-- begin --
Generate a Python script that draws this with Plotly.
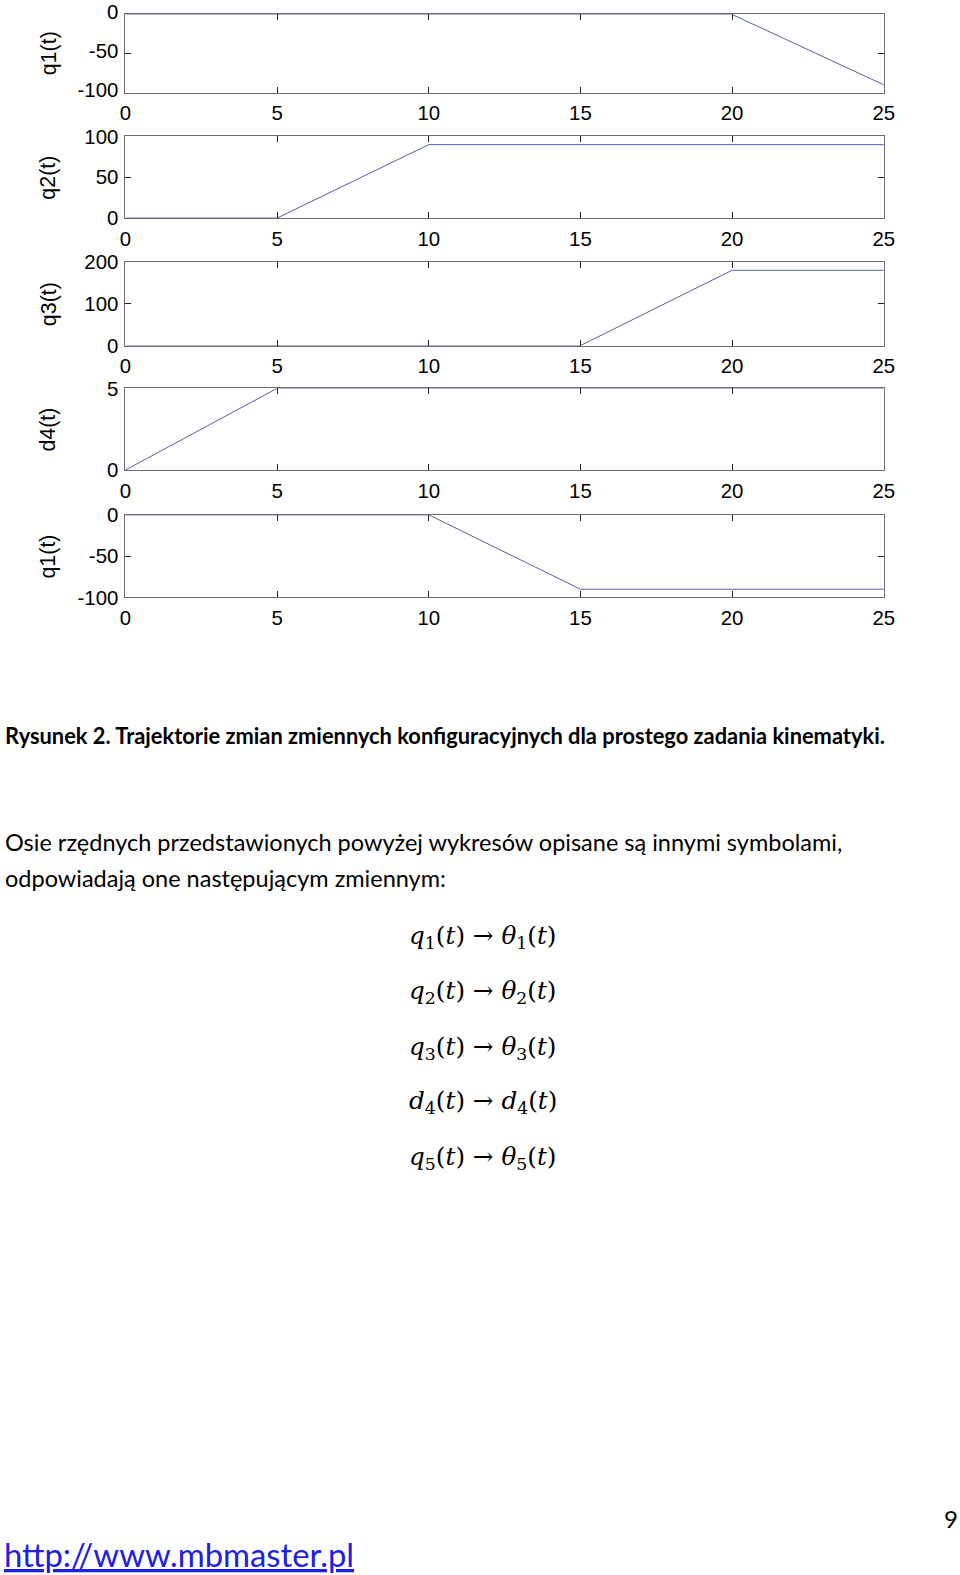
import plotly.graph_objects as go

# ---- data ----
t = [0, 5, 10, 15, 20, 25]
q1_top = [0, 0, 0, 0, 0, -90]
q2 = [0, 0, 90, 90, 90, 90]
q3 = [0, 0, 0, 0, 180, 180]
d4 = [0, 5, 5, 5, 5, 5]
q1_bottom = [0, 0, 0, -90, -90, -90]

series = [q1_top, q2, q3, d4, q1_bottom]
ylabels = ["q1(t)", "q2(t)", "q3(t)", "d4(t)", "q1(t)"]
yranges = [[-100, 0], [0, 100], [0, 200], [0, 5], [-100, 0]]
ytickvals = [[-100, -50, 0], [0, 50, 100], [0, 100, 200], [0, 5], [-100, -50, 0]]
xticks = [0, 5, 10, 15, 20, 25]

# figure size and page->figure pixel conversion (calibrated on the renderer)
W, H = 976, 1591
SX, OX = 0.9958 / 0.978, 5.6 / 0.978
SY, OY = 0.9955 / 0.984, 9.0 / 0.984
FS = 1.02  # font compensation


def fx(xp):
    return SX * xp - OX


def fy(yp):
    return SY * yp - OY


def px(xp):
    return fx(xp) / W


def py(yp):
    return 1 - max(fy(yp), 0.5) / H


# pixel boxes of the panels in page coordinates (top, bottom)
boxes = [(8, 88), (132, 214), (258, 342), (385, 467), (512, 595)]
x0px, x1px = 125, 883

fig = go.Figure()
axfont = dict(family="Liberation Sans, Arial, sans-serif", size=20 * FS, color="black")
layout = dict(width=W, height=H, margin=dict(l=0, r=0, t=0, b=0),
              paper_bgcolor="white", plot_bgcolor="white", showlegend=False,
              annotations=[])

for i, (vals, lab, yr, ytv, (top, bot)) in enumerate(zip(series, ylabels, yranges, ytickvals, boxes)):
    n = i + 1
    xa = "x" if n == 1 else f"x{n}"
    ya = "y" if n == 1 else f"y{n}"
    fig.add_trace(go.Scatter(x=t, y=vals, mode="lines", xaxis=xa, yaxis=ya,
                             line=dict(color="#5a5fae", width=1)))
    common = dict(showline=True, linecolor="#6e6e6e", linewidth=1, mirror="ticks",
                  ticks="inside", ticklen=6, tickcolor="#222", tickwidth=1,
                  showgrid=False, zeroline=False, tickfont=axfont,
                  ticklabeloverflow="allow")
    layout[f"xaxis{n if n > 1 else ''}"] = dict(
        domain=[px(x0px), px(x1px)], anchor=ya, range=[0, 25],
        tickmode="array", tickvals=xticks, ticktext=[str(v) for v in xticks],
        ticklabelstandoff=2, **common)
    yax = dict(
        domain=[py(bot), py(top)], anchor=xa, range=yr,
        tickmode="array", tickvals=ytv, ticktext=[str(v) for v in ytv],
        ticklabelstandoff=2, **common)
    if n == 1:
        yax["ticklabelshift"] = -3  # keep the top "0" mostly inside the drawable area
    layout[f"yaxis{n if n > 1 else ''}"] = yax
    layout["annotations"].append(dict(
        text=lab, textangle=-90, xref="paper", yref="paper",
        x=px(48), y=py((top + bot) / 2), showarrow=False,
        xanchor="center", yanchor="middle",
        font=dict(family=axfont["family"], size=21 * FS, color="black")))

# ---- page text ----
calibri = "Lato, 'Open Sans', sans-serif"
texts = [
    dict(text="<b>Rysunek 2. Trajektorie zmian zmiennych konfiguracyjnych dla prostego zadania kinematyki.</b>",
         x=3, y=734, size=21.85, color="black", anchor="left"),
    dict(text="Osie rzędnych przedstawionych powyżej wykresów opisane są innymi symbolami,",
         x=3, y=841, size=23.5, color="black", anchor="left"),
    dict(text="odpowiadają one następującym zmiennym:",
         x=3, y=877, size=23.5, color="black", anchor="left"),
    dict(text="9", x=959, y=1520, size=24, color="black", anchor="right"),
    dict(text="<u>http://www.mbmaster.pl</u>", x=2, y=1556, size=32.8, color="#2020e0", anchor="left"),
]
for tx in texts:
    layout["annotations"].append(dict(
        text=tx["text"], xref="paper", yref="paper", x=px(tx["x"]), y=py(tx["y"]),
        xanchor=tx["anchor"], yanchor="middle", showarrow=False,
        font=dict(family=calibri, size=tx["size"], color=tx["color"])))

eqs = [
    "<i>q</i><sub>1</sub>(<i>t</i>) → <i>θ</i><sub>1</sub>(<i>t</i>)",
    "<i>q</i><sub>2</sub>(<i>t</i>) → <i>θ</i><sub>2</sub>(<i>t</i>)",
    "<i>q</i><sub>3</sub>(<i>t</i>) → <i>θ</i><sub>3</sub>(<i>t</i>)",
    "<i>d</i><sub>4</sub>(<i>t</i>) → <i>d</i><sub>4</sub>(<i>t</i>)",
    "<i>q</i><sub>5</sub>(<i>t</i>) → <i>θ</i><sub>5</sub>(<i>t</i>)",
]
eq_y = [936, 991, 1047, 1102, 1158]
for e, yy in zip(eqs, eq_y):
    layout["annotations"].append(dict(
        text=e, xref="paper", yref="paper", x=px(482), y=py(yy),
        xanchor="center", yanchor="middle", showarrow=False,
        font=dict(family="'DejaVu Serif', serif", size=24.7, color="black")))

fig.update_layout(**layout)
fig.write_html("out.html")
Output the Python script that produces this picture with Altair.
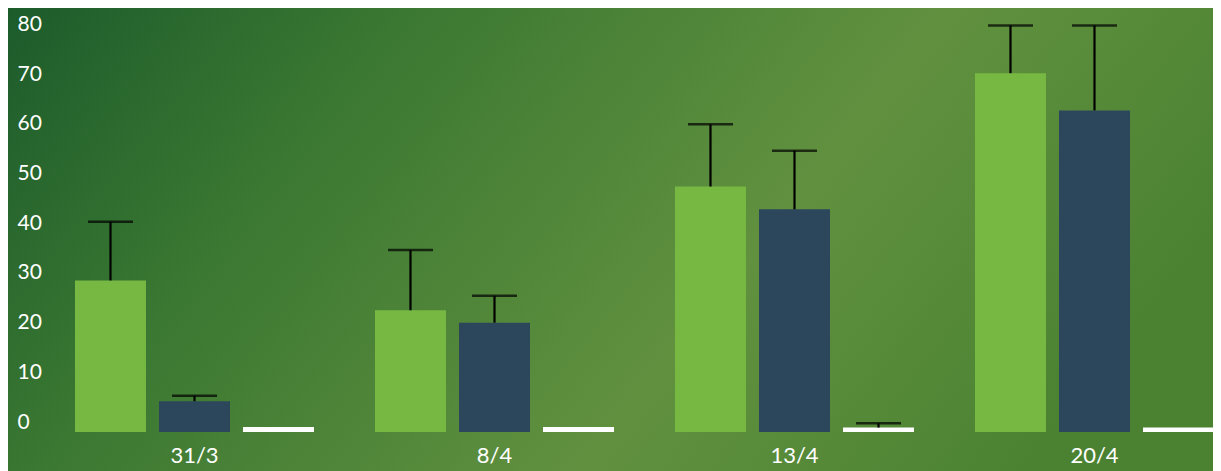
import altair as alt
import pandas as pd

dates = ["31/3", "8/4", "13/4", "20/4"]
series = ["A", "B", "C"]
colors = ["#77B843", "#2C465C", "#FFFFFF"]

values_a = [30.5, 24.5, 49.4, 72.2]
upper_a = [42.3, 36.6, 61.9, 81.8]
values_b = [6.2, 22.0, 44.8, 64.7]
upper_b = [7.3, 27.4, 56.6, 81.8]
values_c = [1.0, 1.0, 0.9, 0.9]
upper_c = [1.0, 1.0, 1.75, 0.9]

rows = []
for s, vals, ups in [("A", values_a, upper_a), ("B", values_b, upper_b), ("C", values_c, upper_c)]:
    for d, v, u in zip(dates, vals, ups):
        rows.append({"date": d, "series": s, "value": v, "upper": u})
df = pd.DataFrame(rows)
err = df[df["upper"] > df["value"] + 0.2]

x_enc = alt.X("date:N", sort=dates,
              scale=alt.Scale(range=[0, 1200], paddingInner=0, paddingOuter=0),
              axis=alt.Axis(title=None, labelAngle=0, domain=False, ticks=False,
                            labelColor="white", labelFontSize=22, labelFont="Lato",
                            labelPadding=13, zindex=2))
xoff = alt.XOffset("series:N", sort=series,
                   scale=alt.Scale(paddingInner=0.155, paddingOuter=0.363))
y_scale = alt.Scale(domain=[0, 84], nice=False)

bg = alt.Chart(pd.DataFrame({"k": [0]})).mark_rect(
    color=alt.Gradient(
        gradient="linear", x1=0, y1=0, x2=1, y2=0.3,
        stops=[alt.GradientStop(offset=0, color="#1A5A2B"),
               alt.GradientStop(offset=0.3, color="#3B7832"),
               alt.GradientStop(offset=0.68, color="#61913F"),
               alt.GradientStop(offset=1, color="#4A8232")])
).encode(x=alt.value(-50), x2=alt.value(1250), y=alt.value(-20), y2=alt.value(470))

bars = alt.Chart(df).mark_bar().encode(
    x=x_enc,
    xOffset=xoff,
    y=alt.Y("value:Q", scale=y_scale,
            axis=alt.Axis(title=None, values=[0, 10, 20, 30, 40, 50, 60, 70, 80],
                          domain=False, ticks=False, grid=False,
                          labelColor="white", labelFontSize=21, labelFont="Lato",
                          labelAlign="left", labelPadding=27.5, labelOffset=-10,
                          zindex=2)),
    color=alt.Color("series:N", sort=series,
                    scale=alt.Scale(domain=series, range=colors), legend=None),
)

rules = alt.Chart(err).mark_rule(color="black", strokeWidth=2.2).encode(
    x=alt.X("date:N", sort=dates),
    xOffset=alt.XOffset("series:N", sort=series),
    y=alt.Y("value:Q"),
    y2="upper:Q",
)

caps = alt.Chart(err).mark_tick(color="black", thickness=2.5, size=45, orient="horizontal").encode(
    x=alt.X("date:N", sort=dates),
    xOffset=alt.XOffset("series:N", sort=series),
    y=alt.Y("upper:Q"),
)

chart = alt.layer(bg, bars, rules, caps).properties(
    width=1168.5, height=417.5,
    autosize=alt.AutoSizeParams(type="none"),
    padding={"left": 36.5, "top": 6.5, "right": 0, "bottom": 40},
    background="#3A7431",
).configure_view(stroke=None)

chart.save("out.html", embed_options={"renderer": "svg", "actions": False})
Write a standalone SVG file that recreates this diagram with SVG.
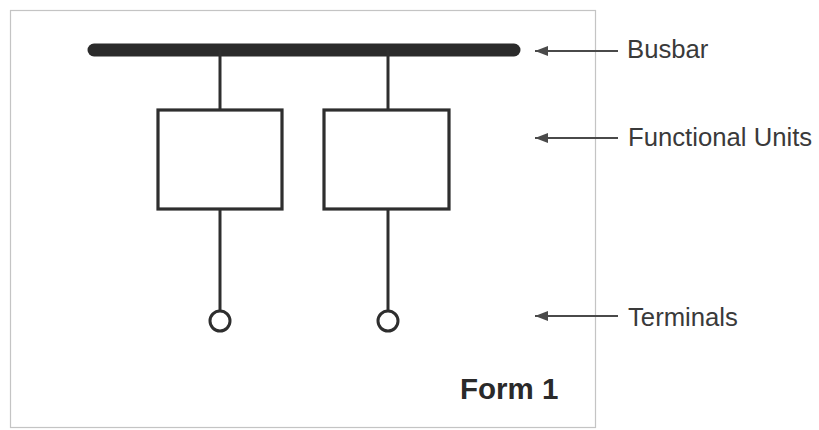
-- end --
■ PROBLEM STATEMENT
The lines from the start of the data through the line that contains "annotations=[])" are to be returned exactly, please, with both ends included and every picture left out.

■ COMPLETED TASK
Generate a Python script that draws this with Plotly.
import plotly.graph_objects as go

# ---- data ----
t = [0, 5, 10, 15, 20, 25]
q1_top = [0, 0, 0, 0, 0, -90]
q2 = [0, 0, 90, 90, 90, 90]
q3 = [0, 0, 0, 0, 180, 180]
d4 = [0, 5, 5, 5, 5, 5]
q1_bottom = [0, 0, 0, -90, -90, -90]

series = [q1_top, q2, q3, d4, q1_bottom]
ylabels = ["q1(t)", "q2(t)", "q3(t)", "d4(t)", "q1(t)"]
yranges = [[-100, 0], [0, 100], [0, 200], [0, 5], [-100, 0]]
ytickvals = [[-100, -50, 0], [0, 50, 100], [0, 100, 200], [0, 5], [-100, -50, 0]]
xticks = [0, 5, 10, 15, 20, 25]

# figure size and page->figure pixel conversion (calibrated on the renderer)
W, H = 976, 1591
SX, OX = 0.9958 / 0.978, 5.6 / 0.978
SY, OY = 0.9955 / 0.984, 9.0 / 0.984
FS = 1.02  # font compensation


def fx(xp):
    return SX * xp - OX


def fy(yp):
    return SY * yp - OY


def px(xp):
    return fx(xp) / W


def py(yp):
    return 1 - max(fy(yp), 0.5) / H


# pixel boxes of the panels in page coordinates (top, bottom)
boxes = [(8, 88), (132, 214), (258, 342), (385, 467), (512, 595)]
x0px, x1px = 125, 883

fig = go.Figure()
axfont = dict(family="Liberation Sans, Arial, sans-serif", size=20 * FS, color="black")
layout = dict(width=W, height=H, margin=dict(l=0, r=0, t=0, b=0),
              paper_bgcolor="white", plot_bgcolor="white", showlegend=False,
              annotations=[])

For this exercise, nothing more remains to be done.